- [WHAT YOU NEED TO DO]
Write out each line exactly as given. Leave the pictures out of your copy.

- [INFORMATION SHOWN]
==*==

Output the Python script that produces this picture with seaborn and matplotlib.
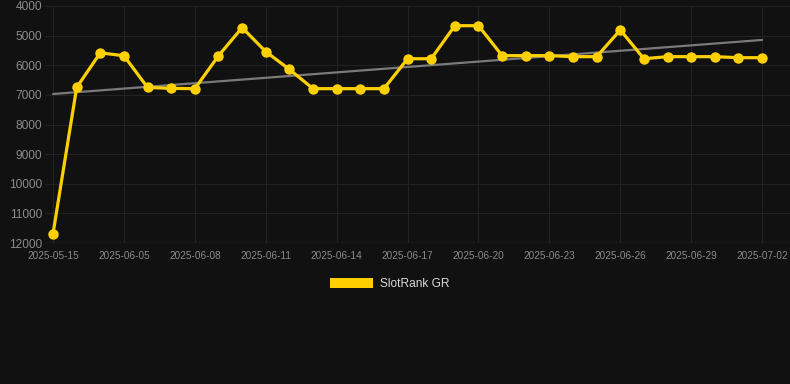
import numpy as np
import pandas as pd
import matplotlib
matplotlib.use("Agg")
import matplotlib.pyplot as plt
from matplotlib.patches import Patch
import seaborn as sns

dates = ["2025-05-15", "2025-06-03", "2025-06-04", "2025-06-05", "2025-06-06", "2025-06-07",
         "2025-06-08", "2025-06-09", "2025-06-10", "2025-06-11", "2025-06-12", "2025-06-13",
         "2025-06-14", "2025-06-15", "2025-06-16", "2025-06-17", "2025-06-18", "2025-06-19",
         "2025-06-20", "2025-06-21", "2025-06-22", "2025-06-23", "2025-06-24", "2025-06-25",
         "2025-06-26", "2025-06-27", "2025-06-28", "2025-06-29", "2025-06-30", "2025-07-01",
         "2025-07-02"]
ranks = [11680, 6750, 5580, 5680, 6750, 6780, 6790, 5680, 4730, 5540, 6140, 6790,
         6790, 6790, 6790, 5780, 5780, 4665, 4665, 5675, 5675, 5675, 5710, 5710,
         4810, 5780, 5710, 5710, 5710, 5745, 5745]
series_name = "SlotRank GR"
y_ticks = [4000, 5000, 6000, 7000, 8000, 9000, 10000, 11000, 12000]

BG = "#111111"
GOLD = "#FFD000"
GRID = "#222222"
TICK = "#8a8a8a"

sns.set_theme(style="dark")
plt.rcParams["font.family"] = ["Liberation Sans", "DejaVu Sans"]

df = pd.DataFrame({"idx": np.arange(len(dates)), "date": dates, "rank": ranks})

fig = plt.figure(figsize=(7.9, 3.84), dpi=100, facecolor=BG)
ax = fig.add_axes([45 / 790, (384 - 243) / 384, (790 - 45) / 790, (243 - 6) / 384])
ax.set_facecolor(BG)

# trend line (linear regression)
coef = np.polyfit(df["idx"], df["rank"], 1)
trend_x = np.array([df["idx"].min(), df["idx"].max()])
trend = pd.DataFrame({"idx": trend_x, "rank": np.polyval(coef, trend_x)})
sns.lineplot(data=trend, x="idx", y="rank", ax=ax, color="#7a7a7a", linewidth=1.6, zorder=2)

sns.lineplot(data=df, x="idx", y="rank", ax=ax, color=GOLD, linewidth=2.3,
             marker="o", markersize=7.5, markeredgewidth=0, zorder=3)

ax.set_ylim(12000, 4000)
ax.set_yticks(y_ticks)
ax.set_yticklabels([str(v) for v in y_ticks])
ax.set_xlim(-0.34, 31.18)
tick_idx = list(range(0, len(dates), 3))
ax.set_xticks(tick_idx)
ax.set_xticklabels([dates[i] for i in tick_idx])

ax.grid(True, color=GRID, linewidth=0.8)
ax.tick_params(axis="y", colors=TICK, labelsize=8.6, length=0, pad=2)
ax.tick_params(axis="x", colors=TICK, labelsize=7.2, length=0, pad=6)
for s in ax.spines.values():
    s.set_visible(False)
ax.axhline(12000, color="#2e2e2e", linewidth=1, zorder=1)
ax.set_xlabel("")
ax.set_ylabel("")

handles = [Patch(facecolor=GOLD, edgecolor="none", label=series_name)]
fig.legend(handles=handles, loc="center", bbox_to_anchor=(390 / 790, 1 - 284 / 384),
           frameon=False, fontsize=8.6, labelcolor="#d8d8d8",
           handlelength=3.6, handleheight=1.0, handletextpad=0.6)

fig.savefig("out.png", dpi=100, facecolor=BG)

==*==

- [RESULT OF THE EXERCISE]
Output the Python script that produces this picture with seaborn and matplotlib.
import numpy as np
import pandas as pd
import matplotlib
matplotlib.use("Agg")
import matplotlib.pyplot as plt
from matplotlib.patches import Patch
import seaborn as sns

dates = ["2025-05-15", "2025-06-03", "2025-06-04", "2025-06-05", "2025-06-06", "2025-06-07",
         "2025-06-08", "2025-06-09", "2025-06-10", "2025-06-11", "2025-06-12", "2025-06-13",
         "2025-06-14", "2025-06-15", "2025-06-16", "2025-06-17", "2025-06-18", "2025-06-19",
         "2025-06-20", "2025-06-21", "2025-06-22", "2025-06-23", "2025-06-24", "2025-06-25",
         "2025-06-26", "2025-06-27", "2025-06-28", "2025-06-29", "2025-06-30", "2025-07-01",
         "2025-07-02"]
ranks = [11680, 6750, 5580, 5680, 6750, 6780, 6790, 5680, 4730, 5540, 6140, 6790,
         6790, 6790, 6790, 5780, 5780, 4665, 4665, 5675, 5675, 5675, 5710, 5710,
         4810, 5780, 5710, 5710, 5710, 5745, 5745]
series_name = "SlotRank GR"
y_ticks = [4000, 5000, 6000, 7000, 8000, 9000, 10000, 11000, 12000]

BG = "#111111"
GOLD = "#FFD000"
GRID = "#222222"
TICK = "#8a8a8a"

sns.set_theme(style="dark")
plt.rcParams["font.family"] = ["Liberation Sans", "DejaVu Sans"]

df = pd.DataFrame({"idx": np.arange(len(dates)), "date": dates, "rank": ranks})

fig = plt.figure(figsize=(7.9, 3.84), dpi=100, facecolor=BG)
ax = fig.add_axes([45 / 790, (384 - 243) / 384, (790 - 45) / 790, (243 - 6) / 384])
ax.set_facecolor(BG)

# trend line (linear regression)
coef = np.polyfit(df["idx"], df["rank"], 1)
trend_x = np.array([df["idx"].min(), df["idx"].max()])
trend = pd.DataFrame({"idx": trend_x, "rank": np.polyval(coef, trend_x)})
sns.lineplot(data=trend, x="idx", y="rank", ax=ax, color="#7a7a7a", linewidth=1.6, zorder=2)

sns.lineplot(data=df, x="idx", y="rank", ax=ax, color=GOLD, linewidth=2.3,
             marker="o", markersize=7.5, markeredgewidth=0, zorder=3)

ax.set_ylim(12000, 4000)
ax.set_yticks(y_ticks)
ax.set_yticklabels([str(v) for v in y_ticks])
ax.set_xlim(-0.34, 31.18)
tick_idx = list(range(0, len(dates), 3))
ax.set_xticks(tick_idx)
ax.set_xticklabels([dates[i] for i in tick_idx])

ax.grid(True, color=GRID, linewidth=0.8)
ax.tick_params(axis="y", colors=TICK, labelsize=8.6, length=0, pad=2)
ax.tick_params(axis="x", colors=TICK, labelsize=7.2, length=0, pad=6)
for s in ax.spines.values():
    s.set_visible(False)
ax.axhline(12000, color="#2e2e2e", linewidth=1, zorder=1)
ax.set_xlabel("")
ax.set_ylabel("")

handles = [Patch(facecolor=GOLD, edgecolor="none", label=series_name)]
fig.legend(handles=handles, loc="center", bbox_to_anchor=(390 / 790, 1 - 284 / 384),
           frameon=False, fontsize=8.6, labelcolor="#d8d8d8",
           handlelength=3.6, handleheight=1.0, handletextpad=0.6)

fig.savefig("out.png", dpi=100, facecolor=BG)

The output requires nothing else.